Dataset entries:

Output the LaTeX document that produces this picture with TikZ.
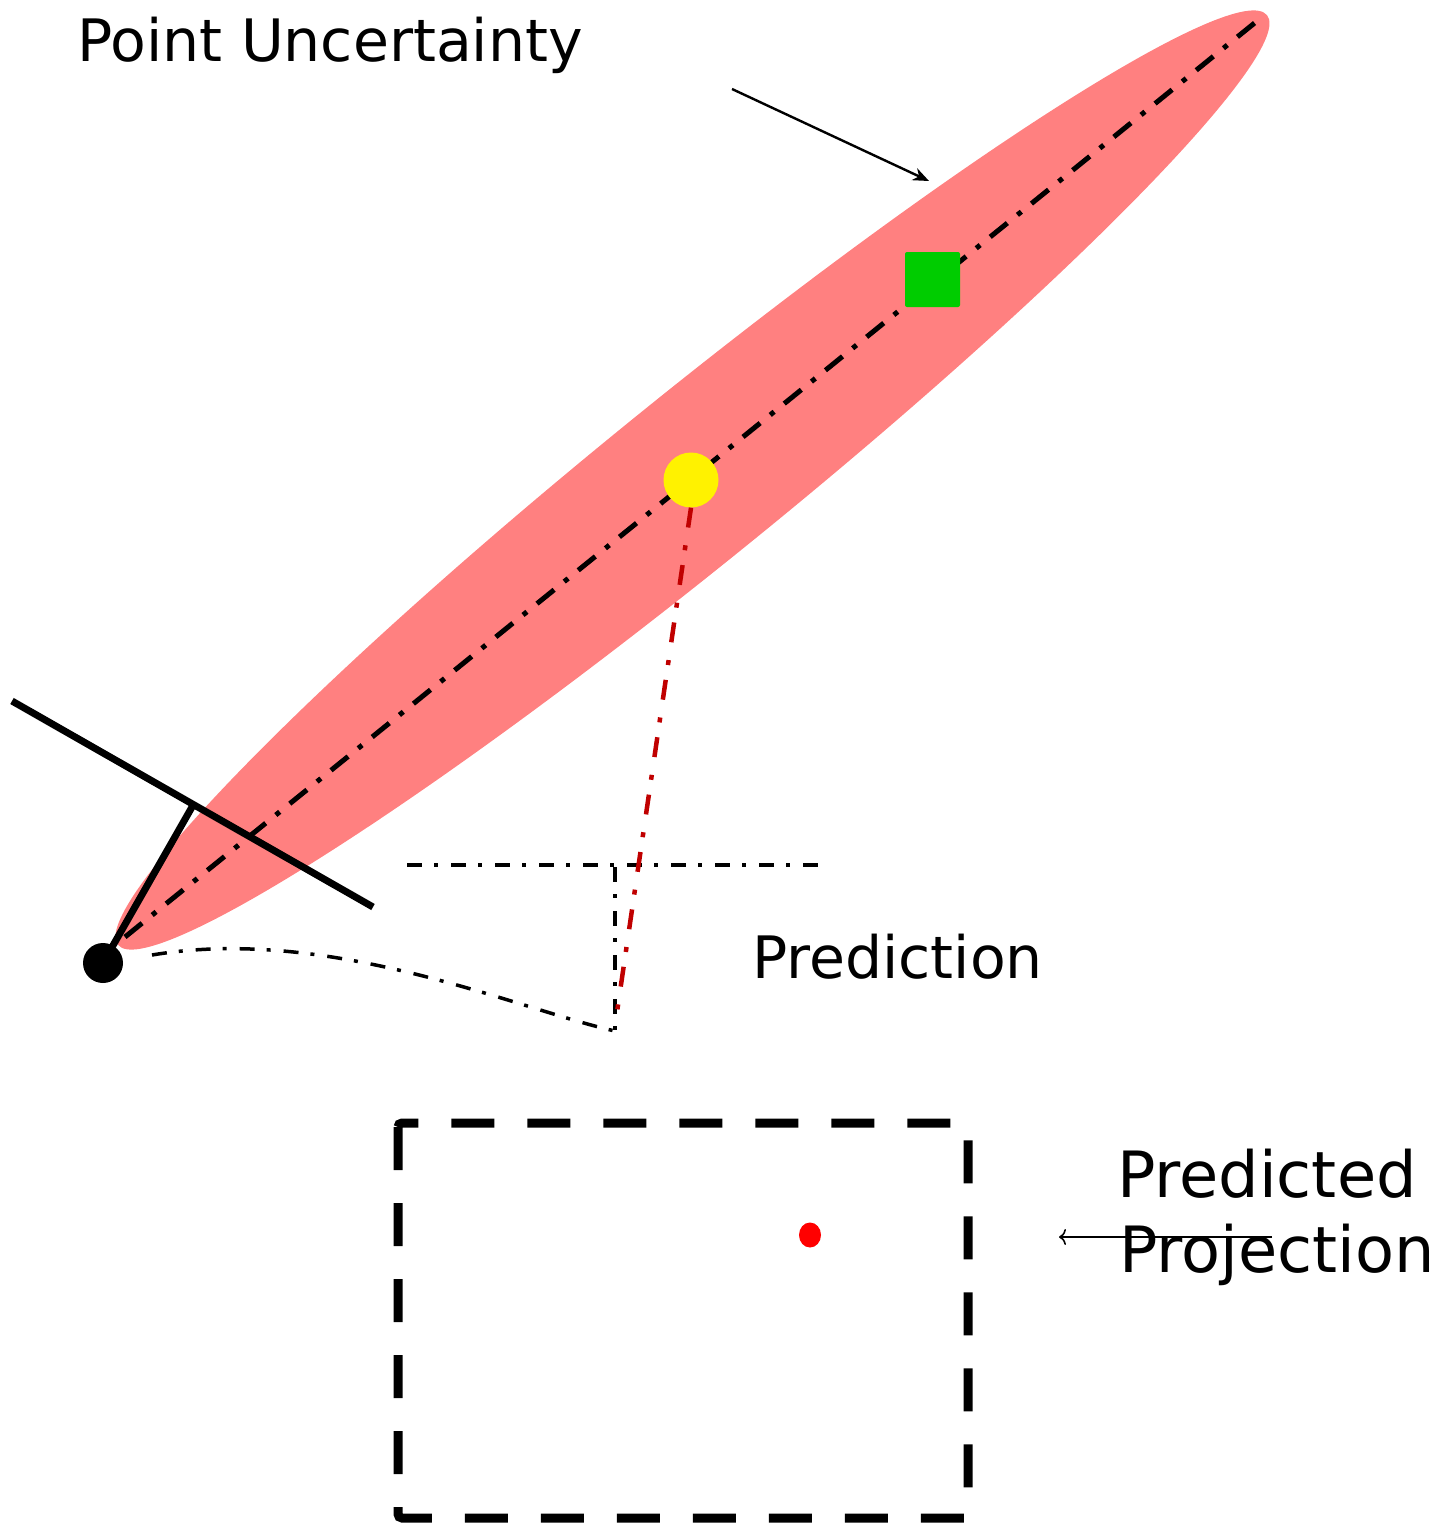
\documentclass[tikz,border=0pt]{standalone}
\usepackage{fontspec}
\setmainfont{DejaVu Sans}
\usetikzlibrary{arrows.meta,shapes.geometric}
\definecolor{pinkfill}{HTML}{FF8080}
\definecolor{darkred}{HTML}{C00000}
\definecolor{sqgreen}{HTML}{00CC00}
\tikzset{
  axisline/.style={line width=5pt, dash pattern=on 22pt off 13pt on 5pt off 13pt},
  thindashdot/.style={line width=3.2pt, dash pattern=on 15pt off 12pt on 4pt off 13pt},
  reddashdot/.style={line width=4.5pt, darkred, dash pattern=on 20pt off 18pt on 5pt off 15pt},
  camline/.style={line width=7pt},
  label/.style={font=\fontsize{58.5}{71}\selectfont, inner sep=0pt, anchor=base west},
  biglabel/.style={font=\fontsize{63.8}{75}\selectfont, inner sep=0pt, anchor=base west},
  pointer/.style={line width=2.4pt},
}
\begin{document}
\begin{tikzpicture}[x=1pt,y=-1pt]
\useasboundingbox (0,0) rectangle (1438,1526);
% uncertainty ellipse
\fill[pinkfill, rotate around={38.98:(692.5,480)}] (692.5,480) ellipse (739 and 85);
% axis
\coordinate (axA) at (125,937);
\coordinate (axB) at (1262,17);
\draw[axisline] (axA) -- (axB);
% camera
\coordinate (c1) at (12,701);
\coordinate (c2) at (373,907);
\coordinate (cj) at (192,807);
\node[circle, fill=black, minimum size=40pt, inner sep=0pt] (cam) at (103,963) {};
\draw[camline] (c1) -- (c2);
\draw[camline] (cam.center) -- (cj);
% yellow point and green square
\node[circle, fill=yellow, minimum size=55pt, inner sep=0pt] (pt) at (691,480) {};
\node[rectangle, fill=sqgreen, rounded corners=2pt, minimum size=55pt, inner sep=0pt] (sq) at (932.5,279.5) {};
% prediction
\coordinate (h1) at (407,865);
\coordinate (h2) at (822,865);
\coordinate (v1) at (615,867);
\coordinate (v2) at (615,1031);
\draw[thindashdot] (h1) -- (h2);
\draw[thindashdot] (v1) -- (v2);
\coordinate (cs) at (152,955);
\draw[thindashdot, line width=3.5pt] (cs) .. controls (330,925) and (520,1010) .. (v2);
\coordinate (rd) at (617,1012);
\draw[reddashdot] (pt.south) -- (rd);
% image plane
\draw[line width=9pt, dash pattern=on 43pt off 33pt, rounded corners=4pt] (398,1123) rectangle (968,1518);
\node[ellipse, fill=red, minimum width=22pt, minimum height=25pt, inner sep=0pt] (proj) at (810,1235) {};
% labels
\node[label] (lpu) at (77,61) {Point Uncertainty};
\node[label] (lpred) at (752,978) {Prediction};
\node[biglabel] (lpp1) at (1117,1197) {Predicted};
\node[biglabel] (lpp2) at (1119,1272) {Projection};
% pointers
\coordinate (a1) at (732,89);
\coordinate (a2) at (929,181);
\draw[pointer, -{Stealth[length=16pt, width=13pt, inset=5pt]}] (a1) -- (a2);
\coordinate (b1) at (1272,1237);
\coordinate (b2) at (1059,1237);
\draw[line width=1.6pt, -{To[length=7pt, width=16pt]}] (b1) -- (b2);
\end{tikzpicture}
\end{document}
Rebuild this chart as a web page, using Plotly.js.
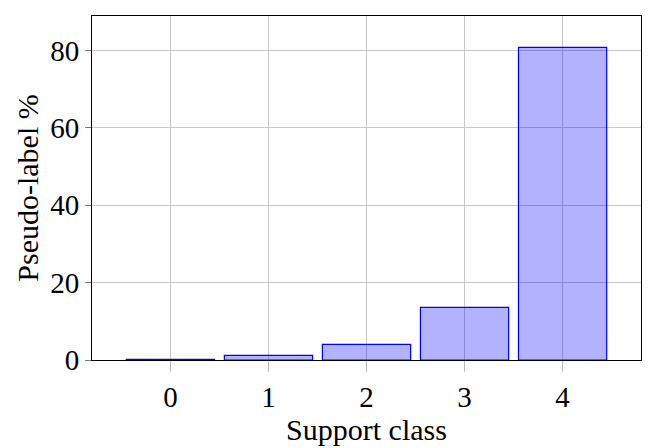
<!DOCTYPE html>
<html><head><meta charset="utf-8">
<script src="https://cdn.plot.ly/plotly-3.0.1.min.js"></script>
<style>html,body{margin:0;padding:0;background:#fff;}</style>
</head><body>
<div id="chart" style="width:656px;height:448px;"></div>
<script>
const categories = [0, 1, 2, 3, 4];
const values = [0.2, 1.2, 4.05, 13.6, 80.8];
const yTicks = [0, 20, 40, 60, 80];

const fam = 'Liberation Serif, Times New Roman, serif';
const f = (s) => ({family: fam, size: s, color: '#000'});
Plotly.newPlot('chart', [{
  type: 'bar', x: categories, y: values, width: 0.9,
  marker: {color: 'rgba(0,0,255,0.3)', line: {color: 'rgb(0,0,255)', width: 1.2}},
  hoverinfo: 'none'
}], {
  width: 656, height: 448,
  margin: {l: 92, r: 15, t: 16, b: 88},
  paper_bgcolor: '#fff', plot_bgcolor: '#fff',
  showlegend: false,
  font: f(29),
  xaxis: {
    range: [-0.8, 4.8], tickvals: categories, ticktext: categories.map(String),
    showgrid: true, gridcolor: 'rgb(200,200,200)', gridwidth: 1,
    ticks: 'outside', ticklen: 11, tickcolor: 'rgb(190,190,190)',
    showline: true, linecolor: '#000', linewidth: 1, mirror: true,
    zeroline: false, layer: 'above traces',
    tickfont: f(29),
    title: {text: 'Support class', font: f(30), standoff: 4}
  },
  yaxis: {
    range: [0, 88.9], tickvals: yTicks,
    showgrid: true, gridcolor: 'rgb(200,200,200)', gridwidth: 1,
    ticks: 'outside', ticklen: 6, tickcolor: 'rgb(120,120,120)',
    showline: true, linecolor: '#000', linewidth: 1, mirror: true,
    zeroline: false, layer: 'above traces',
    tickfont: f(29),
    title: {text: 'Pseudo-label %', font: f(30), standoff: 2}
  }
}, {staticPlot: true});
</script>
</body></html>
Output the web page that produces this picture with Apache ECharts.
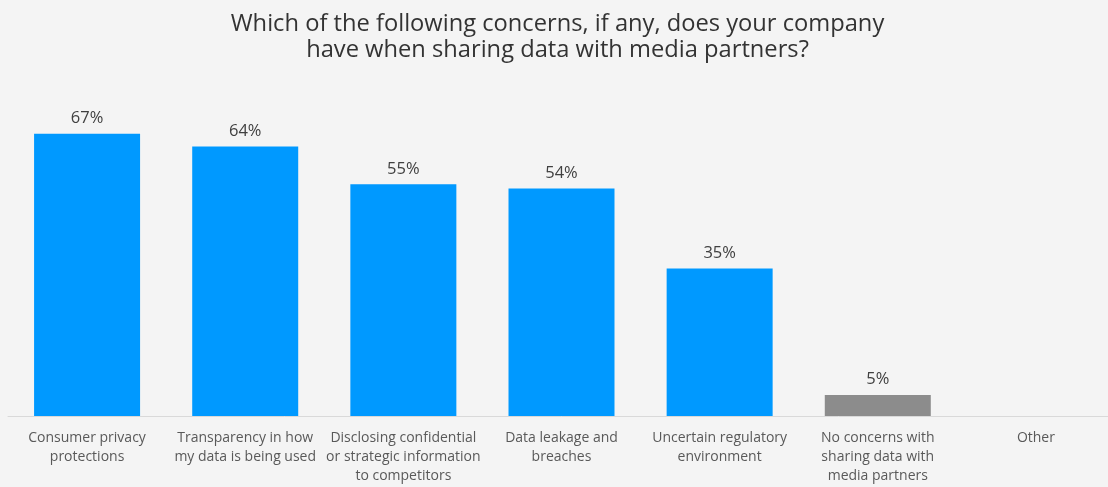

Written exercise: Go through the material above and print all of it exactly, except the pictures.

Answer to this problem:
Output the LaTeX document that produces this picture with TikZ.
\documentclass[tikz,border=0pt]{standalone}
\usepackage{fontspec}
\setmainfont{DejaVu Sans}
\usetikzlibrary{arrows.meta,shapes.geometric}
\definecolor{pinkfill}{HTML}{FF8080}
\definecolor{darkred}{HTML}{C00000}
\definecolor{sqgreen}{HTML}{00CC00}
\tikzset{
  axisline/.style={line width=5pt, dash pattern=on 22pt off 13pt on 5pt off 13pt},
  thindashdot/.style={line width=3.2pt, dash pattern=on 15pt off 12pt on 4pt off 13pt},
  reddashdot/.style={line width=4.5pt, darkred, dash pattern=on 20pt off 18pt on 5pt off 15pt},
  camline/.style={line width=7pt},
  label/.style={font=\fontsize{58.5}{71}\selectfont, inner sep=0pt, anchor=base west},
  biglabel/.style={font=\fontsize{63.8}{75}\selectfont, inner sep=0pt, anchor=base west},
  pointer/.style={line width=2.4pt},
}
\begin{document}
\begin{tikzpicture}[x=1pt,y=-1pt]
\useasboundingbox (0,0) rectangle (1438,1526);
% uncertainty ellipse
\fill[pinkfill, rotate around={38.98:(692.5,480)}] (692.5,480) ellipse (739 and 85);
% axis
\coordinate (axA) at (125,937);
\coordinate (axB) at (1262,17);
\draw[axisline] (axA) -- (axB);
% camera
\coordinate (c1) at (12,701);
\coordinate (c2) at (373,907);
\coordinate (cj) at (192,807);
\node[circle, fill=black, minimum size=40pt, inner sep=0pt] (cam) at (103,963) {};
\draw[camline] (c1) -- (c2);
\draw[camline] (cam.center) -- (cj);
% yellow point and green square
\node[circle, fill=yellow, minimum size=55pt, inner sep=0pt] (pt) at (691,480) {};
\node[rectangle, fill=sqgreen, rounded corners=2pt, minimum size=55pt, inner sep=0pt] (sq) at (932.5,279.5) {};
% prediction
\coordinate (h1) at (407,865);
\coordinate (h2) at (822,865);
\coordinate (v1) at (615,867);
\coordinate (v2) at (615,1031);
\draw[thindashdot] (h1) -- (h2);
\draw[thindashdot] (v1) -- (v2);
\coordinate (cs) at (152,955);
\draw[thindashdot, line width=3.5pt] (cs) .. controls (330,925) and (520,1010) .. (v2);
\coordinate (rd) at (617,1012);
\draw[reddashdot] (pt.south) -- (rd);
% image plane
\draw[line width=9pt, dash pattern=on 43pt off 33pt, rounded corners=4pt] (398,1123) rectangle (968,1518);
\node[ellipse, fill=red, minimum width=22pt, minimum height=25pt, inner sep=0pt] (proj) at (810,1235) {};
% labels
\node[label] (lpu) at (77,61) {Point Uncertainty};
\node[label] (lpred) at (752,978) {Prediction};
\node[biglabel] (lpp1) at (1117,1197) {Predicted};
\node[biglabel] (lpp2) at (1119,1272) {Projection};
% pointers
\coordinate (a1) at (732,89);
\coordinate (a2) at (929,181);
\draw[pointer, -{Stealth[length=16pt, width=13pt, inset=5pt]}] (a1) -- (a2);
\coordinate (b1) at (1272,1237);
\coordinate (b2) at (1059,1237);
\draw[line width=1.6pt, -{To[length=7pt, width=16pt]}] (b1) -- (b2);
\end{tikzpicture}
\end{document}
Rebuild this chart as a web page, using Plotly.js.
<!DOCTYPE html>
<html><head><meta charset="utf-8">
<script src="https://cdn.plot.ly/plotly-3.0.1.min.js"></script>
<style>html,body{margin:0;padding:0;background:#fff;}</style>
</head><body>
<div id="chart" style="width:656px;height:448px;"></div>
<script>
const categories = [0, 1, 2, 3, 4];
const values = [0.2, 1.2, 4.05, 13.6, 80.8];
const yTicks = [0, 20, 40, 60, 80];

const fam = 'Liberation Serif, Times New Roman, serif';
const f = (s) => ({family: fam, size: s, color: '#000'});
Plotly.newPlot('chart', [{
  type: 'bar', x: categories, y: values, width: 0.9,
  marker: {color: 'rgba(0,0,255,0.3)', line: {color: 'rgb(0,0,255)', width: 1.2}},
  hoverinfo: 'none'
}], {
  width: 656, height: 448,
  margin: {l: 92, r: 15, t: 16, b: 88},
  paper_bgcolor: '#fff', plot_bgcolor: '#fff',
  showlegend: false,
  font: f(29),
  xaxis: {
    range: [-0.8, 4.8], tickvals: categories, ticktext: categories.map(String),
    showgrid: true, gridcolor: 'rgb(200,200,200)', gridwidth: 1,
    ticks: 'outside', ticklen: 11, tickcolor: 'rgb(190,190,190)',
    showline: true, linecolor: '#000', linewidth: 1, mirror: true,
    zeroline: false, layer: 'above traces',
    tickfont: f(29),
    title: {text: 'Support class', font: f(30), standoff: 4}
  },
  yaxis: {
    range: [0, 88.9], tickvals: yTicks,
    showgrid: true, gridcolor: 'rgb(200,200,200)', gridwidth: 1,
    ticks: 'outside', ticklen: 6, tickcolor: 'rgb(120,120,120)',
    showline: true, linecolor: '#000', linewidth: 1, mirror: true,
    zeroline: false, layer: 'above traces',
    tickfont: f(29),
    title: {text: 'Pseudo-label %', font: f(30), standoff: 2}
  }
}, {staticPlot: true});
</script>
</body></html>
Output the web page that produces this picture with Apache ECharts.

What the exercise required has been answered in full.